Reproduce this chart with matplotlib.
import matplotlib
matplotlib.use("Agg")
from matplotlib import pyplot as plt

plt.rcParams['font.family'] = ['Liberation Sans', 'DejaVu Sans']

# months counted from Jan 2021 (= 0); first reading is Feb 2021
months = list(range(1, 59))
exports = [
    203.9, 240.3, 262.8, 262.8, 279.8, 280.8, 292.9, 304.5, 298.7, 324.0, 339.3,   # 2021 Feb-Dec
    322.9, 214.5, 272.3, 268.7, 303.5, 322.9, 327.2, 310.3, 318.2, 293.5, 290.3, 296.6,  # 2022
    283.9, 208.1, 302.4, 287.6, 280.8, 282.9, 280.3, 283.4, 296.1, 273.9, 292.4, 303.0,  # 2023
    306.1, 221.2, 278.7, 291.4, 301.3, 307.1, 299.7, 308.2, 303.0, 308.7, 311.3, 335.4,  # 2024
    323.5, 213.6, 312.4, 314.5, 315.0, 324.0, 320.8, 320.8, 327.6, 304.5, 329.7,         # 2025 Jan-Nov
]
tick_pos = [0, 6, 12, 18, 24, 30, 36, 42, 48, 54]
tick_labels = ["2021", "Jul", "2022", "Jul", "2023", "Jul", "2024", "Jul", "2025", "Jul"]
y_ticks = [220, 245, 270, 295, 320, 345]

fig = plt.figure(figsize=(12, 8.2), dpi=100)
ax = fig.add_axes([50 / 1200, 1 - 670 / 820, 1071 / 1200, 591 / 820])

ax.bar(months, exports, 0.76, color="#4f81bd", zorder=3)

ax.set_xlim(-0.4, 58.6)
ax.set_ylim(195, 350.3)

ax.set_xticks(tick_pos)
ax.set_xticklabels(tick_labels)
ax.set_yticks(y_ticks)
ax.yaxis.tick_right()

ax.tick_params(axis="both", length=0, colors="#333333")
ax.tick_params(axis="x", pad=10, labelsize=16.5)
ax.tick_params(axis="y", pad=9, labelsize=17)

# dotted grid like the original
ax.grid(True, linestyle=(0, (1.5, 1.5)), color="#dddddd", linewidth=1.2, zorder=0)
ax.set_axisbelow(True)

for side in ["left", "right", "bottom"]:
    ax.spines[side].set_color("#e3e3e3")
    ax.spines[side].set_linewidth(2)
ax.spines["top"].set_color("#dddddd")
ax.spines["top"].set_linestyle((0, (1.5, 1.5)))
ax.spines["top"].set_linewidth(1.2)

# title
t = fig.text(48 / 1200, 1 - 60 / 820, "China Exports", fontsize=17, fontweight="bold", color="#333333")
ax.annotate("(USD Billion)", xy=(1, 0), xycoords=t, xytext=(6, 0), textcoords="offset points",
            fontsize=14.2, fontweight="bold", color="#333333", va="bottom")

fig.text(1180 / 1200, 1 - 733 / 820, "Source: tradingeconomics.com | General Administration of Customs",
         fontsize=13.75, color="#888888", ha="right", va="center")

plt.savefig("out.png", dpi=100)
_ _ _ _
### [SHORT TASK]
Check each line above for the string "matplotlib" and report how many lines have it, giving only the number.

### [WRITTEN REPLY]
4